Anatomy of a forge engagement
A craft forge reached out to us in late 2024 with a request that looked simple on the surface: a site that reflected the discipline of the craft, and an order channel the owner could operate himself from the workshop, without going through an agency every time a piece in the catalogue changed.
The client is real; we are keeping the name anonymous at the studio’s request. What follows is the anatomy of the engagement — what was built, why, and how it has held up without team intervention over the past year.

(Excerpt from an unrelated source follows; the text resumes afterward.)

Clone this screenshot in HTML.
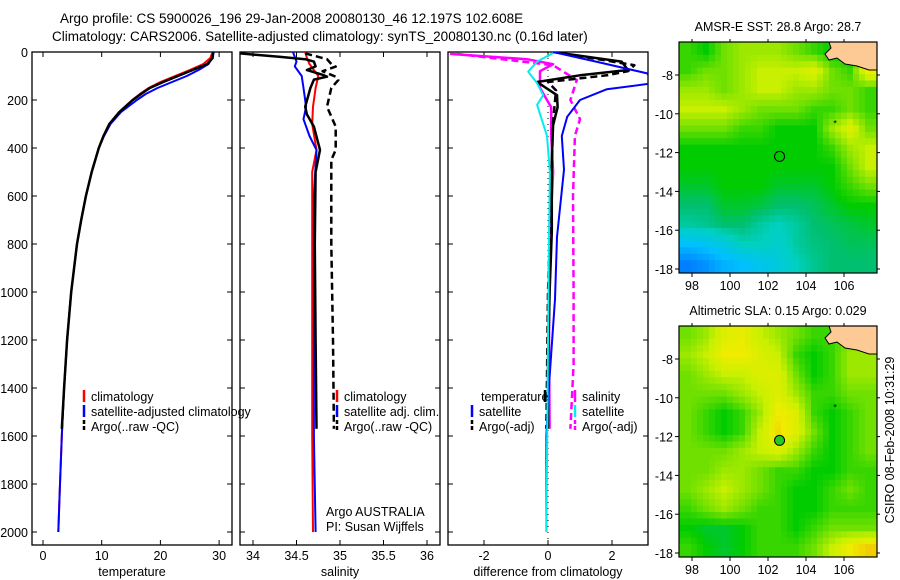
<!DOCTYPE html>
<html><head><meta charset="utf-8"><style>
body{margin:0;background:#fff;}
svg{display:block;font-family:"Liberation Sans",sans-serif;}
</style></head><body>
<svg id="fig" width="900" height="580" viewBox="0 0 900 580" xmlns="http://www.w3.org/2000/svg">
<text x="60" y="23" font-size="13.5">Argo profile: CS 5900026_196 29-Jan-2008 20080130_46 12.197S 102.608E</text>
<text x="52" y="41" font-size="13.5">Climatology: CARS2006. Satellite-adjusted climatology: synTS_20080130.nc (0.16d later)</text>
<defs>
<clipPath id="c1"><rect x="32" y="52" width="200" height="493"/></clipPath>
<clipPath id="c2"><rect x="240" y="52" width="200" height="493"/></clipPath>
<clipPath id="c3"><rect x="448" y="52" width="200" height="493"/></clipPath>
</defs>
<g id="g"></g>
<text transform="translate(894,440) rotate(-90)" text-anchor="middle" font-size="12.5">CSIRO 08-Feb-2008 10:31:29</text>
</svg>
<script>
// ---------- data ----------
const tempDepth=[0,25,50,75,100,125,150,175,200,250,300,350,400,500,600,700,800,1000,1200,1400,1600,1800,2000];
const tempClim=[28.9,28.5,27.3,25,22.5,20,18,16.5,15.2,13,11.3,10.3,9.5,8.3,7.3,6.5,5.8,4.8,4.1,3.6,3.2,2.9,2.6];
const tempSat=[29.1,28.8,28.2,26.5,24.5,22,19.5,17.5,16,13.3,11.5,10.4,9.5,8.3,7.3,6.5,5.8,4.8,4.1,3.6,3.2,2.9,2.6];
const tempArgoDepth=[0,25,50,75,100,125,150,175,200,250,300,350,400,500,600,700,800,1000,1200,1400,1570];
const tempArgo=[29,28.9,28,25.5,23,20.5,18.2,16.7,15.3,13,11.3,10.3,9.5,8.3,7.3,6.5,5.8,4.8,4.1,3.6,3.2];
const salClimDepth=[0,25,50,100,150,228,300,408,500,800,1200,1600,2000];
const salClim=[34.6,34.62,34.65,34.75,34.72,34.69,34.68,34.73,34.68,34.68,34.68,34.68,34.69];
const salSatDepth=[0,40,60,100,150,228,280,350,408,600,1000,1600,2000];
const salSat=[34.46,34.5,34.48,34.56,34.58,34.61,34.58,34.65,34.73,34.7,34.7,34.7,34.72];
const salArgoDepth=[6,20,30,40,60,75,95,103,115,150,228,260,311,408,500,800,1200,1570];
const salArgo=[33.85,34.3,34.6,34.7,34.72,34.62,34.8,34.85,34.7,34.66,34.6,34.62,34.7,34.77,34.72,34.71,34.72,34.73];
const salAdjDepth=[6,30,50,61,80,103,117,150,228,311,408,450,800,1200,1570];
const salAdj=[34.6,34.85,34.9,34.95,34.8,34.95,34.98,34.9,34.85,34.95,34.95,34.9,34.9,34.92,34.93];
const dTSatDepth=[0,40,89,130,155,200,270,350,490,770,1030,1450,1600,2000];
const dTSat=[0.16,1.5,3.1,3.3,1.84,1.0,0.6,0.43,0.5,0.28,0.22,0,-0.05,-0.05];
const dTArgoDepth=[0,40,75,97,125,180,230,305,450,750,1000,1300,1570];
const dTArgo=[0.16,2.3,2.5,1.0,-0.34,0.28,0.3,0.16,0.12,0.12,0.05,0,0];
const dTAdjDepth=[0,55,80,97,125,160,230,305,600,1000,1570];
const dTAdj=[0.2,2.7,2.5,1.84,0,0.25,0.2,0.15,0.1,0,-0.05];
const dSSatDepth=[4,40,82,130,180,220,350,500,770,1200,2000];
const dSSat=[0.16,-0.34,-0.62,-0.34,-0.15,-0.34,-0.03,0.06,0.03,0,-0.05];
const dSArgoDepth=[8,30,51,80,150,230,350,500,800,1200,1570];
const dSArgo=[-3.06,-0.66,0.16,-0.25,-0.25,0.1,0.1,0.16,0.05,0.03,0.05];
const dSAdjDepth=[8,55,117,200,280,350,600,1000,1300,1570];
const dSAdj=[-2.85,0.16,0.9,0.7,1.0,0.84,0.78,0.8,0.8,0.7];
const depthTicks=[0,200,400,600,800,1000,1200,1400,1600,1800,2000];
const tempTicks=[0,10,20,30];
const salTicks=[34,34.5,35,35.5,36];
const salTickLabels=["34","34.5","35","35.5","36"];
const diffTicks=[-2,0,2];
const lonTicks=[98,100,102,104,106];
const latTicks=[-8,-10,-12,-14,-16,-18];
const floatLon=102.608, floatLat=-12.197;
const sstGrid=[
[5.5,5,6,6.5,6.5,6.5,6,5.5,5,5,5],
[5.5,6,6,6.5,7,7,7,7.5,6,5.5,8],
[6.5,6.5,6,6.5,7,7,6.5,6.5,6,6,5.5],
[7,7,7,6.5,6,6,6,5.5,5.5,6,5.5],
[6,6,6,5.5,5.5,5,5,5,6.5,7.5,6],
[5,5,5,5,5,5,5,5,5.5,6.5,7],
[5,5,5,5,5,5,5,5,5,6,7],
[4.8,4.8,5,5,5,4.8,4.8,4.8,5,5.5,6],
[4.5,4.5,4.8,4.8,4.7,4.5,4.5,4.6,4.8,5,5],
[4.2,4.3,4.5,4.5,4.2,4,4.2,4.5,4.6,4.7,4.8],
[3,3.2,3.5,4,4,3.8,4.2,4.4,4.5,4.6,4.6],
[2,2.3,2.8,3,3.3,3.6,4,4.3,4.5,4.5,4.5]];
const slaGrid=[
[6,6.5,7.5,7.8,7,6.5,6,5.5,5.5,6,6],
[6.5,7,8,8,7.5,7,5.5,5,5.5,6.5,6.5],
[6,6.5,7,7,7.5,7.5,6,5,5.5,6.5,6.5],
[6,6,6,6.5,7,7.5,6.5,5.5,5.5,6,6],
[6,5.5,5,5.5,6.5,8,7.5,5.5,5,5.5,6],
[6,5.5,5,5.5,7,8.3,7.5,6,5,5.5,6],
[6,6,6,6.5,7,7.5,6.5,5.5,5,5.5,6],
[6,6,6.5,6.5,6,5.5,5.5,5,5,5.5,5.5],
[6,6.5,7,6.5,6,5.5,5,5,5.5,6,5.5],
[5.5,6,6.5,6,5.5,5.5,5,5,5.5,5.5,5.5],
[5,4.8,4.8,5,5.5,5.5,5,5.5,6,6,6],
[5.5,5,4.8,5,5.5,5.5,5.5,6,7,8,8.5]];

// ---------- helpers ----------
const NS="http://www.w3.org/2000/svg";
const G=document.getElementById('g');
function mk(tag,attrs,parent){const e=document.createElementNS(NS,tag);for(const k in attrs)e.setAttribute(k,attrs[k]);(parent||G).appendChild(e);return e;}
const yD=d=>52+0.24*d;
const xT=v=>43+5.87*v;
const xS=v=>253+87*(v-34);
const xDf=v=>548+32*v;

function panel(x0,name,xs,ticks,labels,xlabel,showY){
  const b=mk('rect',{x:x0,y:52,width:200,height:493,fill:'none',stroke:'#000','stroke-width':1.3});
  
  
  depthTicks.forEach(d=>{
    const y=yD(d);
    mk('line',{x1:x0,x2:x0+5,y1:y,y2:y,stroke:'#000'});
    mk('line',{x1:x0+195,x2:x0+200,y1:y,y2:y,stroke:'#000'});
    if(showY){const t=mk('text',{x:28,y:y+5,'text-anchor':'end','font-size':12.5});t.textContent=d;
      
      }
  });
  ticks.forEach((v,i)=>{
    const x=xs(v);
    mk('line',{x1:x,x2:x,y1:545,y2:540,stroke:'#000'});
    mk('line',{x1:x,x2:x,y1:52,y2:57,stroke:'#000'});
    const t=mk('text',{x:x,y:560,'text-anchor':'middle','font-size':12.5});t.textContent=labels[i];
    
    
  });
  const xl=mk('text',{x:x0+100,y:576,'text-anchor':'middle','font-size':12.5});xl.textContent=xlabel;
  
  
}
function line(depths,vals,xs,color,w,dash,clip,name){
  const pts=depths.map((d,i)=>xs(vals[i]).toFixed(1)+','+yD(d).toFixed(1)).join(' ');
  const a={points:pts,fill:'none',stroke:color,'stroke-width':w,'clip-path':'url(#'+clip+')','stroke-linejoin':'round'};
  if(dash)a['stroke-dasharray']=dash;
  const p=mk('polyline',a);
  
  
}
function legend(x,y,color,dash,label,name){
  const a={x1:x,x2:x,y1:y-11,y2:y+1,stroke:color,'stroke-width':2.5};
  if(dash)a['stroke-dasharray']=dash;
  mk('line',a);
  if(label){const t=mk('text',{x:x+7,y:y,'font-size':12.5});t.textContent=label;
    
    }
}

// panel 1 temperature
panel(32,'temperature',xT,tempTicks,tempTicks.map(String),'temperature',true);
line(tempDepth,tempClim,xT,'#f00',2,null,'c1','temp-climatology-line');
line(tempDepth,tempSat,xT,'#00f',2,null,'c1','temp-satellite-line');
line(tempArgoDepth,tempArgo,xT,'#000',2.5,null,'c1','temp-argo-line');
legend(84,401,'#f00',null,'climatology','legend-climatology');
legend(84,416,'#00f',null,'satellite-adjusted climatology','legend-satellite');
legend(84,431,'#000','4,2','Argo(..raw -QC)','legend-argo');

// panel 2 salinity
panel(240,'salinity',xS,salTicks,salTickLabels,'salinity',false);
line(salClimDepth,salClim,xS,'#f00',2,null,'c2','sal-climatology-line');
line(salSatDepth,salSat,xS,'#00f',2,null,'c2','sal-satellite-line');
line(salArgoDepth,salArgo,xS,'#000',2.5,null,'c2','sal-argo-line');
line(salAdjDepth,salAdj,xS,'#000',2.5,'7,4','c2','sal-argo-adj-line');
legend(337,401,'#f00',null,'climatology','legend-sal-clim');
legend(337,416,'#00f',null,'satellite adj. clim.','legend-sal-sat');
legend(337,431,'#000','4,2','Argo(..raw -QC)','legend-sal-argo');
[['Argo AUSTRALIA',516],['PI: Susan Wijffels',531]].forEach(([s,y])=>{const t=mk('text',{x:326,y:y,'font-size':12.5});t.textContent=s;
  
  });

// panel 3 difference
panel(448,'difference',xDf,diffTicks,diffTicks.map(String),'difference from climatology',false);
mk('line',{x1:xDf(0),x2:xDf(0),y1:52,y2:545,stroke:'#000','stroke-dasharray':'1,5'});
line(dSAdjDepth,dSAdj,xDf,'#f0f',2.5,'7,4','c3','diff-sal-argo-adj-line');
line(dSArgoDepth,dSArgo,xDf,'#f0f',2.5,null,'c3','diff-sal-argo-line');
line(dTAdjDepth,dTAdj,xDf,'#000',2.5,'7,4','c3','diff-temp-argo-adj-line');
line(dTArgoDepth,dTArgo,xDf,'#000',2.5,null,'c3','diff-temp-argo-line');
line(dTSatDepth,dTSat,xDf,'#00f',2,null,'c3','diff-temp-satellite-line');
line(dSSatDepth,dSSat,xDf,'#0ee',2,null,'c3','diff-sal-satellite-line');
legend(545,401,'#000',null,'','');
{const t=mk('text',{x:481,y:401,'font-size':12.5});t.textContent='temperature';
 
 }
legend(472,416,'#00f',null,'satellite','legend-diff-temp-sat');
legend(472,431,'#000','4,2','Argo(-adj)','legend-diff-temp-argo');
legend(575,401,'#f0f',null,'salinity','legend-diff-sal-heading');
legend(575,416,'#0ee',null,'satellite','legend-diff-sal-sat');
legend(575,431,'#f0f','4,2','Argo(-adj)','legend-diff-sal-argo');

// ---------- maps ----------
const stops=[[0,[0,48,192]],[2,[0,128,255]],[3,[0,192,255]],[4,[0,208,192]],[4.5,[0,192,112]],[5,[0,204,0]],[6,[112,224,0]],[7,[200,240,0]],[8,[240,236,0]],[9,[240,176,0]],[10,[224,64,0]]];
function col(v){for(let i=1;i<stops.length;i++){if(v<=stops[i][0]){const [a,ca]=stops[i-1],[b,cb]=stops[i];const f=(v-a)/(b-a);return 'rgb('+ca.map((c,j)=>Math.round(c+(cb[j]-c)*f)).join(',')+')';}}return 'rgb(224,64,0)';}
function sample(grid,fi,fj){
  const R=grid.length-1,C=grid[0].length-1;
  fi=Math.max(0,Math.min(R,fi));fj=Math.max(0,Math.min(C,fj));
  const i0=Math.floor(fi),j0=Math.floor(fj),i1=Math.min(R,i0+1),j1=Math.min(C,j0+1),a=fi-i0,b=fj-j0;
  return grid[i0][j0]*(1-a)*(1-b)+grid[i0][j1]*(1-a)*b+grid[i1][j0]*a*(1-b)+grid[i1][j1]*a*b;
}
function map(y0,latY8,grid,title,name,filled){
  const x0=679,w=198,h=231,S=3;
  const lonX=l=>692+19*(l-98);
  const latY=l=>latY8+19.4*(-8-l);
  const rows=grid.length*S,cols=grid[0].length*S,cw=w/cols,ch=h/rows;
  for(let i=0;i<rows;i++)for(let j=0;j<cols;j++){
    const v=sample(grid,(i+0.5)/S-0.5,(j+0.5)/S-0.5);
    const c=mk('rect',{x:(x0+j*cw).toFixed(2),y:(y0+i*ch).toFixed(2),width:(cw+0.5).toFixed(2),height:(ch+0.5).toFixed(2),fill:col(v)});
    
    
  }
  const land=mk('polygon',{points:`${x0+w},${y0} ${x0+150},${y0} ${x0+152},${y0+6} ${x0+146},${y0+12} ${x0+150},${y0+18} ${x0+158},${y0+16} ${x0+166},${y0+22} ${x0+178},${y0+24} ${x0+190},${y0+28} ${x0+w},${y0+28}`,fill:'#fdc994',stroke:'#000','stroke-width':1});
  
  
  mk('rect',{x:x0,y:y0,width:w,height:h,fill:'none',stroke:'#000','stroke-width':1.2});
  lonTicks.forEach(l=>{const x=lonX(l);mk('line',{x1:x,x2:x,y1:y0+h,y2:y0+h+4,stroke:'#000'});mk('line',{x1:x,x2:x,y1:y0,y2:y0-3,stroke:'#000'});
    const t=mk('text',{x:x,y:y0+h+17,'text-anchor':'middle','font-size':12.5});t.textContent=l;
    
    });
  latTicks.forEach(l=>{const y=latY(l);mk('line',{x1:x0-4,x2:x0,y1:y,y2:y,stroke:'#000'});mk('line',{x1:x0+w,x2:x0+w+3,y1:y,y2:y,stroke:'#000'});
    const t=mk('text',{x:x0-6,y:y+5,'text-anchor':'end','font-size':12.5});t.textContent=l;
    
    });
  const tt=mk('text',{x:x0+w/2,y:y0-11,'text-anchor':'middle','font-size':12.5});tt.textContent=title;
  
  
  const m=mk('circle',{cx:lonX(floatLon),cy:latY(floatLat),r:5,fill:filled?'#22cc22':'none',stroke:'#000','stroke-width':1});
  
  
  mk('text',{x:lonX(105.6)-3,y:latY(-10.45)+4,'font-size':9}).textContent='*';
}
map(42,75,sstGrid,'AMSR-E SST: 28.8 Argo: 28.7','sst-map',false);
map(326,359,slaGrid,'Altimetric SLA: 0.15 Argo: 0.029','sla-map',true);
</script>
</body></html>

Constraints of the engagement
Before the first line of code, we calibrated four constraints that ended up shaping the entire architecture:
- The owner operates the site from his phone, in fifteen-minute pauses between pieces. The admin surface had to fit on one screen.
- The catalogue changes slowly — between three and six new pieces per month. Any heavy CMS would have been waste.
- The operating budget was less than ten euros a month, indefinitely.
- The site had to survive multi-month periods without us touching it.
The architecture we delivered
One box, one database, no optional external services. The mental diagram fits on one line: browser → static CDN → a small VPS with Postgres and a binary.
-- complete workshop database schema
CREATE TABLE pieces (
id uuid PRIMARY KEY DEFAULT gen_random_uuid(),
slug text UNIQUE NOT NULL,
title text NOT NULL,
description text NOT NULL,
price_cents integer NOT NULL CHECK (price_cents > 0),
status text NOT NULL CHECK (status IN ('draft','published','sold')),
created_at timestamptz NOT NULL DEFAULT now(),
updated_at timestamptz NOT NULL DEFAULT now()
);
CREATE INDEX pieces_status_created_idx ON pieces (status, created_at DESC);
That is it. Eleven columns, one index, one CHECK constraint over status. The workshop catalogue is pieces; pieces have three states; the site renders the published ones and orders them by date.
The admin surface is a classic HTML <form> posting to an endpoint in the same process, authenticated with a signed cookie. No React in the panel. No SPA. The owner can edit the catalogue from a 3G connection in the middle of a field and the change appears live in two seconds.
Why Postgres for everything
Several people asked us why we did not use a specialized service for images, another for search, another for queues. The answer is the same as always: every new service is an operating commitment the client ends up paying for — in money, in time, or in mental complexity.
Postgres, instead, is a part the owner does not have to maintain. The hosting platform upgrades it; we left it configured with a weekly pg_dump to a cold bucket; recovery is measured in minutes.
What has happened in fifteen months
The site has been in production for fifteen months. In that period we have touched the code four times — three of those at the explicit request of the client (new fields in the order form), one for a minor Postgres migration. Average response time on the primary domain: under 200 ms at p95. Monthly operating cost: under twelve euros, all in.
If you want to see the pattern applied to another sector, read also Small, durable systems — the technical manifesto we start every engagement from.
The criterion that remains
We do not sell sophisticated architectures. We sell systems the client can operate and we can step away from without the client noticing. That is the contract.